Common Variations and Edge Cases
Tighter runtime authorisation often increases latency, integration effort, and operational overhead, requiring organisations to balance user experience against control depth. That tradeoff is especially visible in agentic commerce, where some workflows are low risk and others, such as payments, fulfillment changes, or customer account actions, demand stronger controls.
Best practice is evolving, and there is no universal standard for every commerce scenario yet. For low-risk browsing or catalog enrichment, lightweight session checks may be acceptable. For anything that can move money, alter customer records, or expose secrets, a login alone is too weak. Current guidance suggests using dynamic, short-lived credentials for every privileged step, and re-evaluating trust whenever the agent crosses a new tool boundary or data domain.
Edge cases matter. A human-in-the-loop approval does not replace machine enforcement if the agent can continue acting after approval expires. Similarly, a trusted device does not make a trusted workflow if the agent has inherited stale permissions. That is why guidance from OWASP Agentic Applications Top 10 and the NIST AI Risk Management Framework is converging on continuous governance, not one-time authentication.
Standards & Framework Alignment
This section maps relevant standards and security frameworks to the operational risks and controls described in this guidance.
OWASP Agentic AI Top 10, CSA MAESTRO and OWASP Non-Human Identity Top 10 address the attack and risk surface, while NIST AI RMF and NIST Zero Trust (SP 800-207) set the governance and control requirements practitioners need to meet.

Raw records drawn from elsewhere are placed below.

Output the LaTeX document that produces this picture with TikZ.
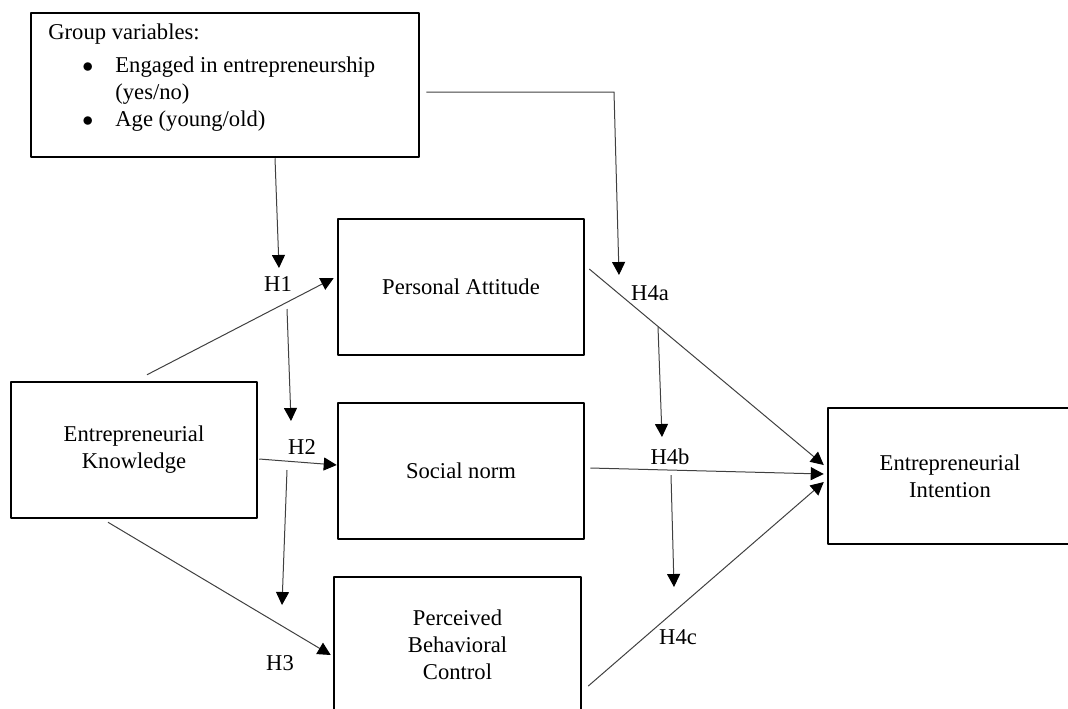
\documentclass[tikz,border=0pt]{standalone}
\usepackage{fontspec}
\setmainfont{Liberation Serif}
\usetikzlibrary{calc,arrows.meta}
\begin{document}
\begin{tikzpicture}[x=0.5pt,y=-0.5pt,font=\fontsize{11.3}{13.5}\selectfont,line join=round,>={Triangle[length=6.5pt,width=6.5pt,color=black]},
box/.style={draw,line width=1.25pt,minimum width=123pt,minimum height=68pt,align=center,inner sep=0pt},
arr/.style={->,line width=0.5pt,draw=black!75},
hyp/.style={inner sep=0pt}]
\useasboundingbox (0,0) rectangle (1068,708);
\clip (0,0) rectangle (1068,708);
\node[box,minimum width=194pt,minimum height=72pt] (grp) at (225,85) {};
\node[anchor=north west,inner sep=0pt,align=left] (grplist) at (48,23) {Group variables:\\[3pt]
\hspace*{17pt}\makebox[16.5pt][l]{$\bullet$}Engaged in entrepreneurship\\
\hspace*{33.5pt}(yes/no)\\
\hspace*{17pt}\makebox[16.5pt][l]{$\bullet$}Age (young/old)};
\node[box] (pa) at (461,287) {Personal Attitude};
\node[box] (sn) at (461,471) {Social norm};
\node[box,minimum width=123.5pt] (pbc) at (457.5,645) {Perceived\\Behavioral\\Control};
\node[box] (ek) at (134,450) {Entrepreneurial\\Knowledge};
\node[box,minimum width=122pt] (ei) at (950,476) {Entrepreneurial\\Intention};
\node[hyp] (h1) at (278,284) {H1};
\node[hyp] (h2) at (302,447) {H2};
\node[hyp] (h3) at (280,663) {H3};
\node[hyp] (h4a) at (650,293) {H4a};
\node[hyp] (h4b) at (670,457) {H4b};
\node[hyp] (h4c) at (678,637) {H4c};
\coordinate (m1) at (279,268);
\coordinate (m2a) at (287,309);
\coordinate (m2b) at (291,421);
\coordinate (m3a) at (287,470);
\coordinate (m3b) at (282,605);
\coordinate (m4) at (614,92);
\coordinate (m4a) at (619,275);
\coordinate (m5a) at (658,327);
\coordinate (m5b) at (662,437);
\coordinate (m6a) at (671,475);
\coordinate (m6b) at (674,587);
\draw[arr] ($(grp.south)+(50,0)$)--(m1);
\draw[arr] (m2a)--(m2b);
\draw[arr] (m3a)--(m3b);
\draw[arr] ($(grp.east)+(6,7)$)--(m4)--(m4a);
\draw[arr] (m5a)--(m5b);
\draw[arr] (m6a)--(m6b);
\draw[arr] ($(ek.north)+(13,-6)$)--($(pa.west)+(-3,-9)$);
\draw[arr] ($(ek.east)+(1,9)$)--($(sn.west)+(0,-6)$);
\draw[arr] ($(ek.south)+(-26,3)$)--($(pbc.west)+(-2,10)$);
\draw[arr] ($(pa.east)+(4,-18)$)--($(ei.west)+(-3,-11)$);
\draw[arr] ($(sn.east)+(5,-3)$)--($(ei.west)+(-3,-2)$);
\draw[arr] ($(pbc.east)+(6,41)$)--($(ei.west)+(-3,6)$);
\end{tikzpicture}
\end{document}
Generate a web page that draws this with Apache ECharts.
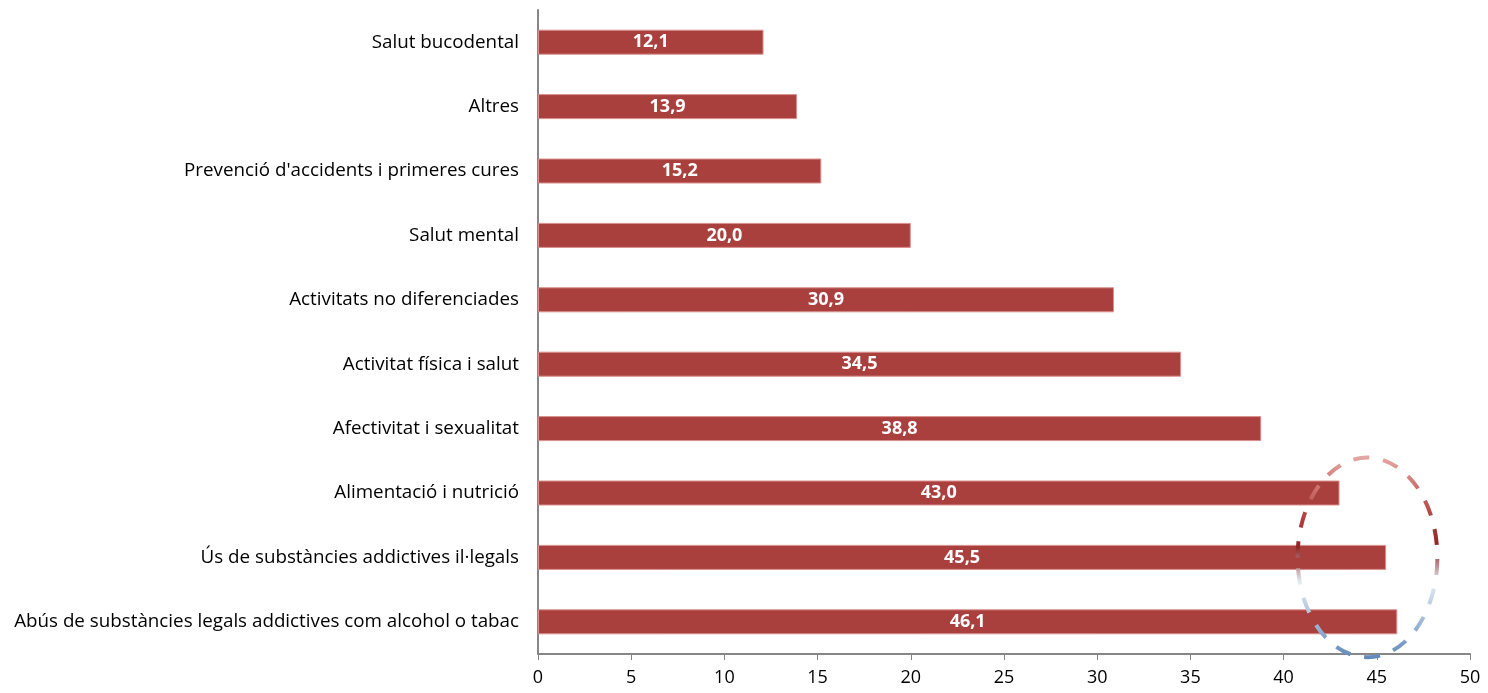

| Framework | Control / Reference | Relevance |
|---|---|---|
| OWASP Agentic AI Top 10 | Covers agent runtime abuse where login is insufficient for downstream actions. | |
| CSA MAESTRO | Focuses on threat modeling and governance for autonomous agent workflows. | |
| NIST AI RMF | Supports continuous AI governance and accountable runtime decisions. | |
| OWASP Non-Human Identity Top 10 | NHI-03 | Addresses short-lived credential handling for non-human identities. |
| NIST Zero Trust (SP 800-207) | PS-3 | Zero trust requires continuous verification, not single-point authentication. |
Map commerce agent actions to MAESTRO risks and require policy checks before privileged steps.